Non si fermano gli sforzi per ritrovare e riportare in Italia Silvia Romano, rapita in Kenya nel villaggio di Chakama il 20 novembre 2018. Ad assicurarlo è la polizia keniana. Sequestro arrivato al quarantaseiesimo giorno. L’ispettore generale della polizia, Joseph Boinnat, nel corso di una conferenza stampa organizzata in occasione dell’inizio del secondo mese di ricerche, ha spiegato che “sono stati fatti arresti”, ma ha aggiunto che le persone fermate non hanno fornito alcuna informazione-chiave.
Notizie contraddittorie
“Le ricerche vanno avanti – ha assicurato – e non lasceremo nulla di intentato fino a quando non la ritroveremo”. Da queste affermazioni risulta evidente che le autorità keniane non hanno nessuna informazione “cruciale” che possa portare a una soluzione “rapida” del rapimento.
Informazioni, tuttavia, che collidono con quelle fatte dal capo della polizia della contea di Kifili, dove è stata sequestrata la giovane italiana, Fredrick Ochieng, solo quattro giorni fa: “Tre sospetti chiave stanno collaborando con la polizia nelle indagini.
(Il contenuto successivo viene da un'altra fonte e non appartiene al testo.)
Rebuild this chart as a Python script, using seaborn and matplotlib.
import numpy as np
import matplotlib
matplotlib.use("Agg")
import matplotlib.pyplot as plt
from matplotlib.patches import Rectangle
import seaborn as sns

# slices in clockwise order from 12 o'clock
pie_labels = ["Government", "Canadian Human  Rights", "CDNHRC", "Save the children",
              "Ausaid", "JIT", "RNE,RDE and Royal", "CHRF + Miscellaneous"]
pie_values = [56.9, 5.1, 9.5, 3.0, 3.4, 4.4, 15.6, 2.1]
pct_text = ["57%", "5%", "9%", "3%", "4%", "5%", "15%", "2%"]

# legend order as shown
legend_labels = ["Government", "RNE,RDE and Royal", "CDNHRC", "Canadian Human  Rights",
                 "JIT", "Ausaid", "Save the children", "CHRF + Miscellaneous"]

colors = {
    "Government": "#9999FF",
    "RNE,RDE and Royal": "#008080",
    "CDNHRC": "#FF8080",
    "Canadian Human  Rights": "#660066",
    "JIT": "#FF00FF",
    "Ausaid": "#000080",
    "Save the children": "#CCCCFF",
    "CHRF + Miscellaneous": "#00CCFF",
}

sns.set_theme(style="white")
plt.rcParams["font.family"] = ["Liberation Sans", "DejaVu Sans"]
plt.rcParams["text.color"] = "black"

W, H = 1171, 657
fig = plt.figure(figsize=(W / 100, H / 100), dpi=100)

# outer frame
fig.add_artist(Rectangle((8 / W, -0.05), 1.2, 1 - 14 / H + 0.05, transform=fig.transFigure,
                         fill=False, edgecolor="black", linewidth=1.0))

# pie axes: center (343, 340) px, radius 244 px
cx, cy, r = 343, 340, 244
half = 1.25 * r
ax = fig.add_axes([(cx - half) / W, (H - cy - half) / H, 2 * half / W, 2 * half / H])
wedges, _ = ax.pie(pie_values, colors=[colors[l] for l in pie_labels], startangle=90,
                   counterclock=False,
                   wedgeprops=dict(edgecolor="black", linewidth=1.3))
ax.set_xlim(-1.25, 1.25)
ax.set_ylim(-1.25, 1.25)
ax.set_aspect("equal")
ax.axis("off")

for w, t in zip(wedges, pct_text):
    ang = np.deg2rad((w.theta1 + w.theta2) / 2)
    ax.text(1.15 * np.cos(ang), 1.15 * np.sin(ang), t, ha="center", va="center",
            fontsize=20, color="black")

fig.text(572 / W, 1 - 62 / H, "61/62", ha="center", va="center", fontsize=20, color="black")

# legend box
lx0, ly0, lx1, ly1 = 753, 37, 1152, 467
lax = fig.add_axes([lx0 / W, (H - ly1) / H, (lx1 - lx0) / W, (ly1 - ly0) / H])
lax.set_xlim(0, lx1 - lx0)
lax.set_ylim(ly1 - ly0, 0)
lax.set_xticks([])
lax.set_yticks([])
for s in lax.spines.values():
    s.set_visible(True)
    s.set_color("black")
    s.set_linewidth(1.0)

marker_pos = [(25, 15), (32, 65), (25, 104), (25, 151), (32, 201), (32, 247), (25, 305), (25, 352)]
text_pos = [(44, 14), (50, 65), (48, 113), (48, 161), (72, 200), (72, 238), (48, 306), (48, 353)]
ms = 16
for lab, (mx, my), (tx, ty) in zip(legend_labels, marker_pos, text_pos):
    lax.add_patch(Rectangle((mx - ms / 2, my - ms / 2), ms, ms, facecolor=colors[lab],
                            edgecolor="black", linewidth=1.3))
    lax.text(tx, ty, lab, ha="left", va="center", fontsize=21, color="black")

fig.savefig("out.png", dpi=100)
Crediamo e abbiamo la speranza che (Silvia) sia in Kenya e che sia viva”. Non solo. Ochieng ha anche aggiunto che il “dispositivo di ricerca rimane attivo nelle contee di Tana River e Lamu, dove crediamo possano nascondersi i rapitori”.
Silvia Romano (Facebook)
Oltre 100 arresti, nessuna verità
Da quando è iniziata l’inchiesta, sono state arrestate oltre un centinaio di persone nelle contee di Tana River e di Kifili e il 9 dicembre scorso è stato arrestato uno dei tre rapitori, Ibrahim Adan Omar, nel villaggio di Bangale.
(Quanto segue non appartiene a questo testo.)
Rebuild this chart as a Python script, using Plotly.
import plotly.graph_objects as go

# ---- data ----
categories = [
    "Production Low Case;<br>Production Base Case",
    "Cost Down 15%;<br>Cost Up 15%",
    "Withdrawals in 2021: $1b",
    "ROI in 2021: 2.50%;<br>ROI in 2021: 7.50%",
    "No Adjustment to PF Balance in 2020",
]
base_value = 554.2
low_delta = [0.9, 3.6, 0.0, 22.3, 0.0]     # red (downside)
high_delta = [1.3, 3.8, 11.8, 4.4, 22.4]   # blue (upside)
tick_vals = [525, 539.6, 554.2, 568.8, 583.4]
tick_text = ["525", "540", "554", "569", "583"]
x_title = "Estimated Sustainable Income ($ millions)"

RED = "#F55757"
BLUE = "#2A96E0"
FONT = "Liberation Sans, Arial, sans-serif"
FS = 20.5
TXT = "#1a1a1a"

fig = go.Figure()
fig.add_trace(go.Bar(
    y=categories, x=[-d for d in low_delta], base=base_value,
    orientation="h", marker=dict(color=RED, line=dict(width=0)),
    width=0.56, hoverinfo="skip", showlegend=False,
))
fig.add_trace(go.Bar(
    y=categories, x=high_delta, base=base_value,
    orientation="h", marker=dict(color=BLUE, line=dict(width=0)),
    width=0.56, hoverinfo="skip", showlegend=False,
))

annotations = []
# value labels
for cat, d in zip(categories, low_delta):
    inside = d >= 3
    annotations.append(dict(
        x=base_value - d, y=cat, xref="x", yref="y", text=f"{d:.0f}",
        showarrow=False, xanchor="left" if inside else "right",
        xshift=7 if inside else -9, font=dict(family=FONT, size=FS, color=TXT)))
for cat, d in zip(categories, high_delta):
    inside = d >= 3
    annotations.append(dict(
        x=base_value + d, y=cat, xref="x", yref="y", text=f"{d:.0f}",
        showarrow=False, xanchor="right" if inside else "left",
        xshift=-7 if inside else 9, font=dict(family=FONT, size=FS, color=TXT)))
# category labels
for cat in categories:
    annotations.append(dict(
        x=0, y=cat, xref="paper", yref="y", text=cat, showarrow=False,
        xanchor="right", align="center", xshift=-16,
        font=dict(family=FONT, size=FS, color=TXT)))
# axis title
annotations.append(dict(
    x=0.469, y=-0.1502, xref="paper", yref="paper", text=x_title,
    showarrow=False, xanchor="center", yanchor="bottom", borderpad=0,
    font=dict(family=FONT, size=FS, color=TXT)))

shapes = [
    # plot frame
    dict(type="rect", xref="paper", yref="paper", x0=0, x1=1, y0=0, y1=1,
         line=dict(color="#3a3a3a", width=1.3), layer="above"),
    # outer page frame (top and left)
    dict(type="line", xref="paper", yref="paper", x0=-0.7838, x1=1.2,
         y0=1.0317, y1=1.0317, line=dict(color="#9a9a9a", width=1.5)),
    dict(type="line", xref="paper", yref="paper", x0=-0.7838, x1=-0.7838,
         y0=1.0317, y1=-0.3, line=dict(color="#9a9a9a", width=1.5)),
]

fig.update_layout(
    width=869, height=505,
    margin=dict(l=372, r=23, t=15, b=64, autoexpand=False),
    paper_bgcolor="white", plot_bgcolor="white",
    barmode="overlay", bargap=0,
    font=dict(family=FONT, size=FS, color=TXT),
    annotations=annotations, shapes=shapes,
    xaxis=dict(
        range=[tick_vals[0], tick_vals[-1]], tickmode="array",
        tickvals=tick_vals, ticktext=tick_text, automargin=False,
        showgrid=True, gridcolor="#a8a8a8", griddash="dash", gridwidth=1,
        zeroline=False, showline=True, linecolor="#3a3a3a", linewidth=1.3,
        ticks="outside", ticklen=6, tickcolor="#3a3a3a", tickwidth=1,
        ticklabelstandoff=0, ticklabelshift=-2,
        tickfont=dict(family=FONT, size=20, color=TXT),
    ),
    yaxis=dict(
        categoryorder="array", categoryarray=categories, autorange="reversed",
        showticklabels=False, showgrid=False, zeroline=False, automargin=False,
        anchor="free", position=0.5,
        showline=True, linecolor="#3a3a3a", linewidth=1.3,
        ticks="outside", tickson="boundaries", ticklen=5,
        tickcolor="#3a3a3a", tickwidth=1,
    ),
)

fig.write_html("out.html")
Al lavoro c’è una forza congiunta composta da uomini della Polizia Nazionale e dell’esercito, responsabile anche della sicurezza al confine “in modo che i sospetti non possano fuggire in altri paesi”. Eventualità che fino a qualche giorno fa era stata fermamente negata dalle autorità keniane, che avevano assicurato di aver sigillato ogni via di fuga verso le zone dove sono operativi i terroristi somali di Al Shabaab e verso la Somalia.
Evidentemente ciò non è avvenuto, visto che le ricerche si sono estese nell’area di Lamu, nella famigerata foresta di Boni, a nord del fiume Tana, dove i rapitori potrebbero “vendere” la cooperante italiana ai terroristi. Fino a pochi giorni fa si riteneva che Silvia fosse tenuta nell’area del Tana River, a sud del fiume. Non è un fatto di poco conto.
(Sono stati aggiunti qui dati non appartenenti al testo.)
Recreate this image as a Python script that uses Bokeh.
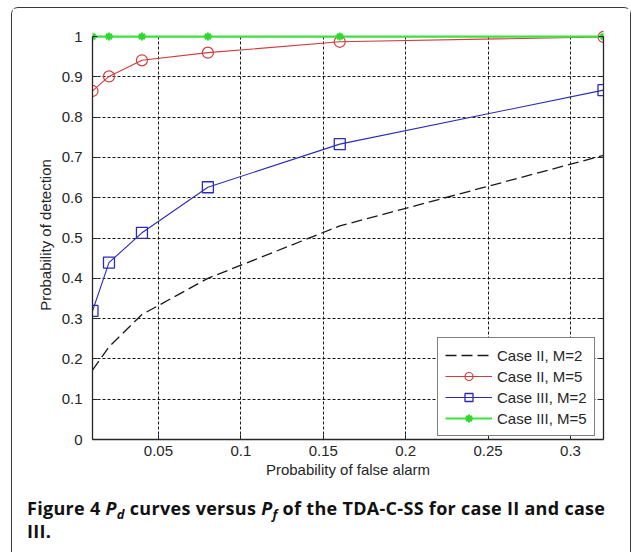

Altra notizia che fa pensare che la polizia non sappia esattamente cosa fare è che l’ispettore generale della polizia Boinnat, ha rinnovato l’appello alla popolazione perché collabori nelle indagini e sono stati organizzati incontri con la popolazione del Tana Delta per sottolineare questa necessità.
Senza cibo né acqua?
Cinque giorni fa il comandante della polizia della Contea del Tana River, Patrick Okeri, aveva detto che le forze di polizia stavano seguendo le tracce della giovane volontaria, spiegando che “nessuno cammina a lungo nella boscaglia senza aiuto per acqua e cibo”. Aiuto che c’è stato e continua a esserci.
Secondo quanto riferisce l’agenzia Kenya News Agency (Kna), le autorità avrebbero imposto una sorta di “coprifuoco notturno nella sotto contea del Tana Delta e anche se il governo non lo abbia dichiarato ufficialmente, entrate e uscite nell’area sono consentite solo fino alle sette di sera”. Un modo, questo, secondo l’agenza Kna, per indurre la popolazione a collaborare. Secondo le autorità i rapitori sarebbero originari proprio di quella regione.